_Exercise directions:_ Repeat all the material exactly; pictures stay out of your copy.
* START *
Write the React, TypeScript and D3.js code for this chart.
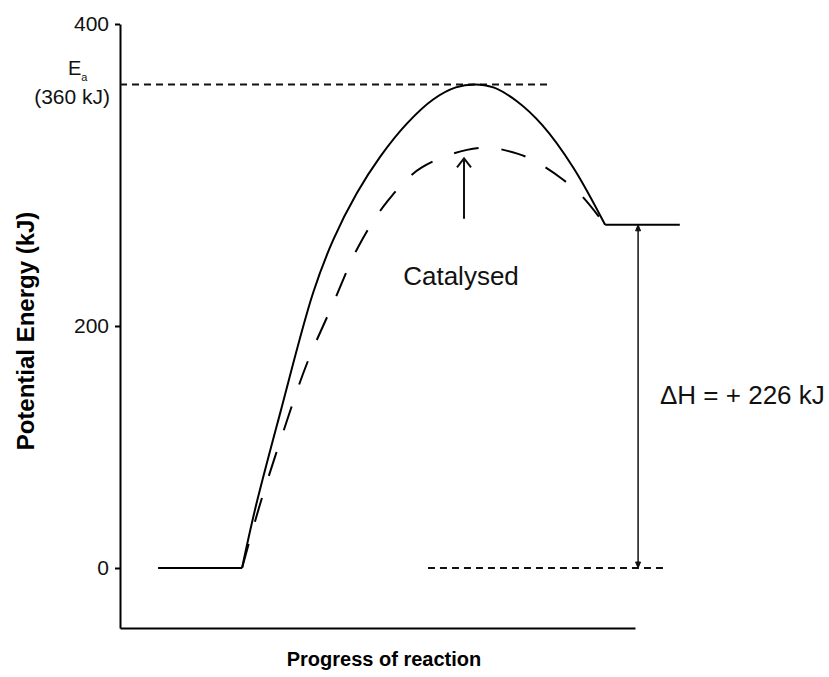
import React, { useRef, useEffect } from 'react';
import * as d3 from 'd3';

// energy ticks shown on the y axis
const energyTicks = [0, 200, 400];

// reactant / product plateaus (progress from, progress to, energy)
const reactantLevel = [7.4, 23.7, 0];
const productLevel = [94.2, 108.7, 267];

// uncatalysed pathway (solid)
const uncatProgress = [23.7, 26.2, 31.1, 37.5, 41.4, 46.0, 50.5, 55.7, 60.8, 65.2, 68.9, 72.5, 77.0, 82.0, 88.0, 94.2];
const uncatEnergy = [0, 48, 128, 222, 257, 288, 312, 334, 350, 358, 360, 358, 349, 333, 305, 267];

// catalysed pathway (dashed)
const catProgress = [23.7, 27.0, 31.5, 36.3, 41.4, 46.2, 51.8, 58.6, 69.9, 77.3, 81.7, 86.0, 89.7, 94.2];
const catEnergy = [0, 50, 110, 169, 215, 252, 282, 305, 318, 314, 307, 297, 286, 267];

// guide lines
const eaLine = [0, 83, 360];
const zeroLine = [59.8, 106.2, 0];
const catArrow = [66.8, 271, 311];
const dHArrow = [100.6, 0, 267];

const App = () => {
  const xAxisRef = useRef<SVGGElement>(null);
  const yAxisRef = useRef<SVGGElement>(null);

  const width = 829;
  const height = 677;

  const x = d3.scaleLinear().domain([0, 100]).range([120, 635]);
  // the original sketch is not to scale, so the energy axis is piecewise
  const y = d3.scaleLinear().domain([-50, 0, 200, 400]).range([628, 568, 326, 24]);

  useEffect(() => {
    const gy = d3.select(yAxisRef.current);
    gy.selectAll('*').remove();
    gy.call(d3.axisLeft(y).tickValues(energyTicks).tickSize(5).tickSizeOuter(0).tickPadding(6) as any);
    gy.attr('font-size', 21).attr('font-family', 'Liberation Sans, Arial, sans-serif');
    gy.selectAll('path, line').attr('stroke', '#000').attr('stroke-width', 2);
    gy.selectAll('text').attr('fill', '#111');

    const gx = d3.select(xAxisRef.current);
    gx.selectAll('*').remove();
    gx.call(d3.axisBottom(x).tickValues([]).tickSizeOuter(0) as any);
    gx.selectAll('path').attr('stroke', '#000').attr('stroke-width', 2);
  }, []);

  const uncatPath = d3.line<number>()
    .x(d => x(d))
    .y((d, i) => y(uncatEnergy[i]))
    .curve(d3.curveCatmullRom.alpha(0.5))(uncatProgress) || '';
  const catPath = d3.line<number>()
    .x(d => x(d))
    .y((d, i) => y(catEnergy[i]))
    .curve(d3.curveCatmullRom.alpha(0.5))(catProgress) || '';

  const ax = x(catArrow[0]);
  const aBottom = y(catArrow[1]);
  const aTip = y(catArrow[2]);

  const hx = x(dHArrow[0]);
  const hBottom = y(dHArrow[1]);
  const hTop = y(dHArrow[2]);

  const font = 'Liberation Sans, Arial, sans-serif';

  return (
    <svg width={width} height={height} style={{ position: 'absolute', left: 0, top: 0, background: '#fff' }} fontFamily={font}>
      <g ref={yAxisRef} transform={`translate(${x(0)},0)`} />
      <g ref={xAxisRef} transform={`translate(0,${y(-50)})`} />

      {/* Ea guide */}
      <line x1={x(eaLine[0])} x2={x(eaLine[1])} y1={y(eaLine[2])} y2={y(eaLine[2])}
        stroke="#111" strokeWidth={2} strokeDasharray="7 5" />
      {/* zero-energy guide on the right */}
      <line x1={x(zeroLine[0])} x2={x(zeroLine[1])} y1={y(zeroLine[2])} y2={y(zeroLine[2])}
        stroke="#111" strokeWidth={2} strokeDasharray="7 5" />

      {/* plateaus */}
      <line x1={x(reactantLevel[0])} x2={x(reactantLevel[1])} y1={y(reactantLevel[2])} y2={y(reactantLevel[2])}
        stroke="#000" strokeWidth={2} />
      <line x1={x(productLevel[0])} x2={x(productLevel[1])} y1={y(productLevel[2])} y2={y(productLevel[2])}
        stroke="#000" strokeWidth={2} />

      <path d={uncatPath} fill="none" stroke="#000" strokeWidth={2} />
      <path d={catPath} fill="none" stroke="#000" strokeWidth={2} strokeDasharray="25 23" />

      {/* catalysed arrow */}
      <line x1={ax} x2={ax} y1={aBottom} y2={aTip} stroke="#111" strokeWidth={2} />
      <path d={`M${ax - 7},${aTip + 9}L${ax},${aTip}L${ax + 7},${aTip + 9}`} fill="none" stroke="#111" strokeWidth={2} />

      {/* delta H double arrow */}
      <line x1={hx} x2={hx} y1={hBottom} y2={hTop} stroke="#111" strokeWidth={1.5} />
      <path d={`M${hx - 2.5},${hTop + 6}L${hx},${hTop}L${hx + 2.5},${hTop + 6}Z`} fill="#111" stroke="#111" strokeWidth={1} />
      <path d={`M${hx - 2.5},${hBottom - 6}L${hx},${hBottom}L${hx + 2.5},${hBottom - 6}Z`} fill="#111" stroke="#111" strokeWidth={1} />

      {/* labels */}
      <text x={68} y={75} fontSize={20} fill="#111">E<tspan fontSize={11} dy={6}>a</tspan></text>
      <text x={110} y={104} fontSize={21} textAnchor="end" fill="#111">(360 kJ)</text>
      <text x={461} y={285} fontSize={26} textAnchor="middle" fill="#111">Catalysed</text>
      <text x={660} y={404} fontSize={26} fill="#111">ΔH = + 226 kJ</text>

      <text transform={`translate(34,${331}) rotate(-90)`} fontSize={24} fontWeight="bold" textAnchor="middle" fill="#000">
        Potential Energy (kJ)
      </text>
      <text x={384} y={666} fontSize={20} fontWeight="bold" textAnchor="middle" fill="#000">
        Progress of reaction
      </text>
    </svg>
  );
};

export default App;
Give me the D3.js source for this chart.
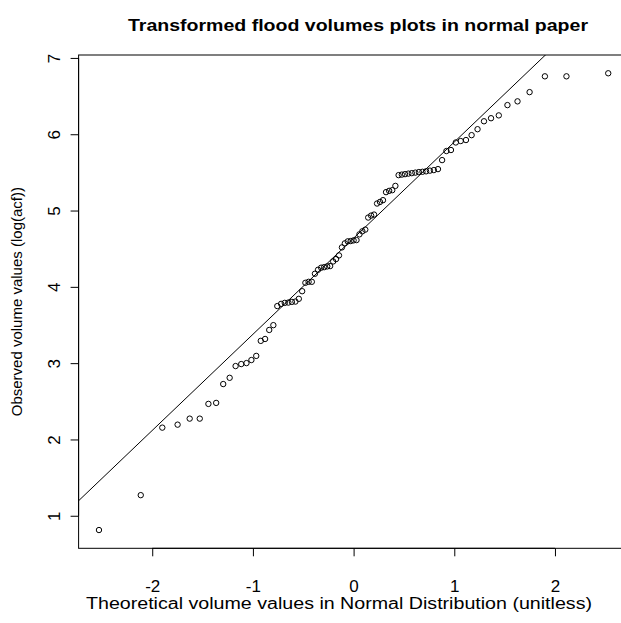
* END *
_Output of the task:_
Write the React, TypeScript and D3.js code for this chart.
import React, { useRef, useEffect } from 'react';
import * as d3 from 'd3';

// energy ticks shown on the y axis
const energyTicks = [0, 200, 400];

// reactant / product plateaus (progress from, progress to, energy)
const reactantLevel = [7.4, 23.7, 0];
const productLevel = [94.2, 108.7, 267];

// uncatalysed pathway (solid)
const uncatProgress = [23.7, 26.2, 31.1, 37.5, 41.4, 46.0, 50.5, 55.7, 60.8, 65.2, 68.9, 72.5, 77.0, 82.0, 88.0, 94.2];
const uncatEnergy = [0, 48, 128, 222, 257, 288, 312, 334, 350, 358, 360, 358, 349, 333, 305, 267];

// catalysed pathway (dashed)
const catProgress = [23.7, 27.0, 31.5, 36.3, 41.4, 46.2, 51.8, 58.6, 69.9, 77.3, 81.7, 86.0, 89.7, 94.2];
const catEnergy = [0, 50, 110, 169, 215, 252, 282, 305, 318, 314, 307, 297, 286, 267];

// guide lines
const eaLine = [0, 83, 360];
const zeroLine = [59.8, 106.2, 0];
const catArrow = [66.8, 271, 311];
const dHArrow = [100.6, 0, 267];

const App = () => {
  const xAxisRef = useRef<SVGGElement>(null);
  const yAxisRef = useRef<SVGGElement>(null);

  const width = 829;
  const height = 677;

  const x = d3.scaleLinear().domain([0, 100]).range([120, 635]);
  // the original sketch is not to scale, so the energy axis is piecewise
  const y = d3.scaleLinear().domain([-50, 0, 200, 400]).range([628, 568, 326, 24]);

  useEffect(() => {
    const gy = d3.select(yAxisRef.current);
    gy.selectAll('*').remove();
    gy.call(d3.axisLeft(y).tickValues(energyTicks).tickSize(5).tickSizeOuter(0).tickPadding(6) as any);
    gy.attr('font-size', 21).attr('font-family', 'Liberation Sans, Arial, sans-serif');
    gy.selectAll('path, line').attr('stroke', '#000').attr('stroke-width', 2);
    gy.selectAll('text').attr('fill', '#111');

    const gx = d3.select(xAxisRef.current);
    gx.selectAll('*').remove();
    gx.call(d3.axisBottom(x).tickValues([]).tickSizeOuter(0) as any);
    gx.selectAll('path').attr('stroke', '#000').attr('stroke-width', 2);
  }, []);

  const uncatPath = d3.line<number>()
    .x(d => x(d))
    .y((d, i) => y(uncatEnergy[i]))
    .curve(d3.curveCatmullRom.alpha(0.5))(uncatProgress) || '';
  const catPath = d3.line<number>()
    .x(d => x(d))
    .y((d, i) => y(catEnergy[i]))
    .curve(d3.curveCatmullRom.alpha(0.5))(catProgress) || '';

  const ax = x(catArrow[0]);
  const aBottom = y(catArrow[1]);
  const aTip = y(catArrow[2]);

  const hx = x(dHArrow[0]);
  const hBottom = y(dHArrow[1]);
  const hTop = y(dHArrow[2]);

  const font = 'Liberation Sans, Arial, sans-serif';

  return (
    <svg width={width} height={height} style={{ position: 'absolute', left: 0, top: 0, background: '#fff' }} fontFamily={font}>
      <g ref={yAxisRef} transform={`translate(${x(0)},0)`} />
      <g ref={xAxisRef} transform={`translate(0,${y(-50)})`} />

      {/* Ea guide */}
      <line x1={x(eaLine[0])} x2={x(eaLine[1])} y1={y(eaLine[2])} y2={y(eaLine[2])}
        stroke="#111" strokeWidth={2} strokeDasharray="7 5" />
      {/* zero-energy guide on the right */}
      <line x1={x(zeroLine[0])} x2={x(zeroLine[1])} y1={y(zeroLine[2])} y2={y(zeroLine[2])}
        stroke="#111" strokeWidth={2} strokeDasharray="7 5" />

      {/* plateaus */}
      <line x1={x(reactantLevel[0])} x2={x(reactantLevel[1])} y1={y(reactantLevel[2])} y2={y(reactantLevel[2])}
        stroke="#000" strokeWidth={2} />
      <line x1={x(productLevel[0])} x2={x(productLevel[1])} y1={y(productLevel[2])} y2={y(productLevel[2])}
        stroke="#000" strokeWidth={2} />

      <path d={uncatPath} fill="none" stroke="#000" strokeWidth={2} />
      <path d={catPath} fill="none" stroke="#000" strokeWidth={2} strokeDasharray="25 23" />

      {/* catalysed arrow */}
      <line x1={ax} x2={ax} y1={aBottom} y2={aTip} stroke="#111" strokeWidth={2} />
      <path d={`M${ax - 7},${aTip + 9}L${ax},${aTip}L${ax + 7},${aTip + 9}`} fill="none" stroke="#111" strokeWidth={2} />

      {/* delta H double arrow */}
      <line x1={hx} x2={hx} y1={hBottom} y2={hTop} stroke="#111" strokeWidth={1.5} />
      <path d={`M${hx - 2.5},${hTop + 6}L${hx},${hTop}L${hx + 2.5},${hTop + 6}Z`} fill="#111" stroke="#111" strokeWidth={1} />
      <path d={`M${hx - 2.5},${hBottom - 6}L${hx},${hBottom}L${hx + 2.5},${hBottom - 6}Z`} fill="#111" stroke="#111" strokeWidth={1} />

      {/* labels */}
      <text x={68} y={75} fontSize={20} fill="#111">E<tspan fontSize={11} dy={6}>a</tspan></text>
      <text x={110} y={104} fontSize={21} textAnchor="end" fill="#111">(360 kJ)</text>
      <text x={461} y={285} fontSize={26} textAnchor="middle" fill="#111">Catalysed</text>
      <text x={660} y={404} fontSize={26} fill="#111">ΔH = + 226 kJ</text>

      <text transform={`translate(34,${331}) rotate(-90)`} fontSize={24} fontWeight="bold" textAnchor="middle" fill="#000">
        Potential Energy (kJ)
      </text>
      <text x={384} y={666} fontSize={20} fontWeight="bold" textAnchor="middle" fill="#000">
        Progress of reaction
      </text>
    </svg>
  );
};

export default App;
Give me the D3.js source for this chart.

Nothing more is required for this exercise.